Учеба на факультете сделалась скучной обузой. На первом курсе блистали преподавательница по античной литературе и молодой доцент по литературоведению Руденко. Их лекции собирали полные аудитории. Руденко, на фоне остальных преподов, казался раритетом проклятого царского режима. Его речь была безупречна. Осанка внушительна. Мысли просты и убедительны. К тому же он имел сомнительную и соблазнительную одновременно репутацию с точки зрения политической благонадежности. Как-то раз на вопрос нашей неисправимой большевички Тани, той самой, в черной кожанке: «Может ли натюрморт быть партийным?», Руденко ответил с плохо скрываемым отвращением: «Партийной может стать даже задница, если ее долго показывать по телевизору».

На втором курсе некое интеллектуальное сияние излучал только преподаватель по русской литературе 19 века Маслов. Высокий, с черной «пиратской» повязкой на левом глазу, с решительным породистым лицом, он чем-то напоминал Потемкина из старого фильма «Ушаков». Помню, как стремительно вошел он в аудиторию, монументально воздвигнулся на кафедре и сразу сделал громкое заявление: «Я атеист!» Сказано было так, словно он стоял не перед аудиторией советских студентов в 70-е годы, а перед лицом испанской инквизиции. И, тем не менее, это прозвучало, действительно, как вызов. Хотелось схватить его за рукав и вкрадчиво спросить: «Ну-ка, ну-ка, с этого места подробней, пожалуйста, как вы сказали — атеист?!»

Пикантность заключалась при этом в том, что Маслов изучал (и, похоже, любил!) творчество Достоевского.

О творчестве Федора Михайловича к тому времени я имел яркие воспоминания: как в спортивном лагере, в присутствии свидетелей, швырнул книгу «Преступление и наказание» об пол и поклялся никогда не брать ее в руки. Но то было в прошлой жизни, когда счастье исторгалось из сердца, как пенная струя из бутылки шампанского! На всех хватало! А теперь было зябко и как-то тревожно. Достоевский звал меня, но я сопротивлялся.

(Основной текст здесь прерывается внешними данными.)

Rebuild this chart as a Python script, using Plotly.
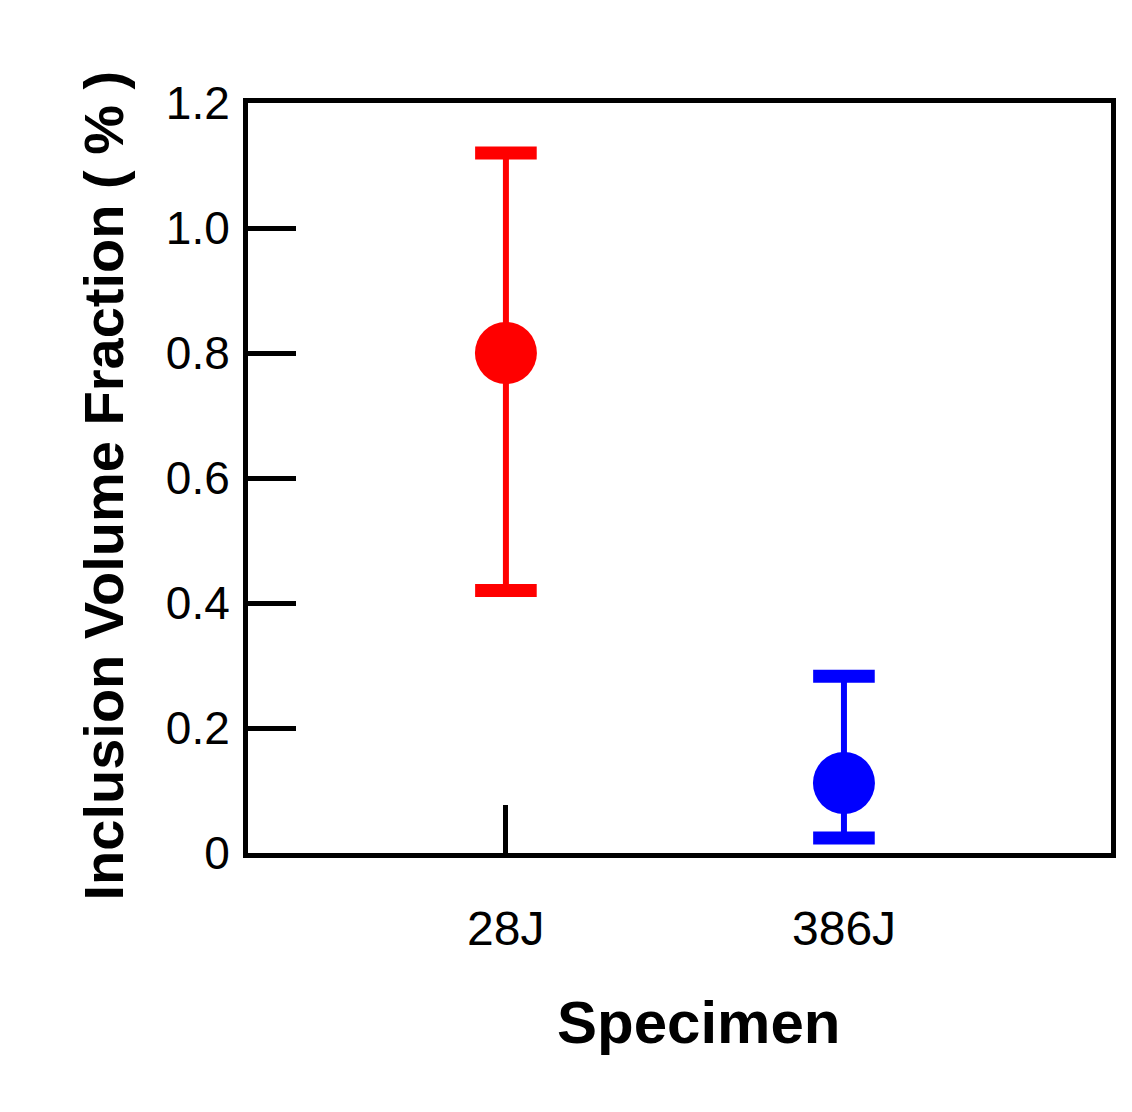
import plotly.graph_objects as go

categories = ["28J", "386J"]
xpos = [1, 2]
means = [0.80, 0.112]
upper = [1.12, 0.283]
lower = [0.42, 0.024]
colors = ["#ff0000", "#0000ff"]
yticks = [0, 0.2, 0.4, 0.6, 0.8, 1.0, 1.2]
ytick_text = ["0", "0.2", "0.4", "0.6", "0.8", "1.0", "1.2"]

fig = go.Figure()
for x, m, u, l, c in zip(xpos, means, upper, lower, colors):
    fig.add_trace(go.Scatter(
        x=[x], y=[m], mode="markers",
        marker=dict(size=62, color=c),
        error_y=dict(type="data", symmetric=False, array=[u - m], arrayminus=[m - l],
                     color=c, thickness=6, width=0),
        showlegend=False))
    fig.add_trace(go.Scatter(
        x=[x, x], y=[u, l], mode="markers",
        marker=dict(symbol="line-ew", size=44, line=dict(width=13, color=c)),
        showlegend=False))

font = "Liberation Sans, Arial, sans-serif"
fig.update_layout(
    width=1132, height=1112,
    margin=dict(l=240, r=29, t=95, b=267, autoexpand=False),
    plot_bgcolor="white", paper_bgcolor="white",
    font=dict(family=font, color="black", size=46),
    xaxis=dict(range=[0.237, 2.79], tickvals=[1], ticktext=[""], ticks="inside",
               ticklen=48, tickwidth=5, tickcolor="black",
               showgrid=False, zeroline=False, showline=True, linewidth=5,
               linecolor="black", mirror=True),
    yaxis=dict(range=[0, 1.2], tickvals=yticks, ticktext=ytick_text, ticks="inside",
               ticklen=48, tickwidth=5, tickcolor="black",
               showgrid=False, zeroline=False, showline=True, linewidth=5,
               linecolor="black", mirror=True, ticklabelstandoff=4),
)
for x, name in zip(xpos, categories):
    fig.add_annotation(x=x, y=0, yref="y", xref="x", text=name, showarrow=False,
                       yshift=-75, font=dict(size=48))
fig.add_annotation(x=690, y=1112 - 1050, xref="paper", yref="paper", text="<b>Specimen</b>",
                   showarrow=False, font=dict(size=60))
fig.layout.annotations[-1].update(xref="x domain", yref="y domain",
                                  x=(690 - 240) / 863, y=-(1050 - 845) / 750)
fig.add_annotation(xref="x domain", yref="y domain", x=-(240 - 62) / 863,
                   y=(845 - 478) / 750, text="<b>Inclusion Volume Fraction ( % )</b>",
                   textangle=-90, showarrow=False, font=dict(size=56))
fig.write_html("out.html")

Мне гораздо ближе был Лев Толстой, который грешил и каялся, и любил жизнь, природу так похоже на меня.

Как-то вечером мы сидели с Андреем в «Петрополе» на своем любимом месте перед «стеной безысходности» и вспоминали одноглазого «пирата».

— Интересный тип, — сказал я задумчиво. — А ты когда-нибудь верил?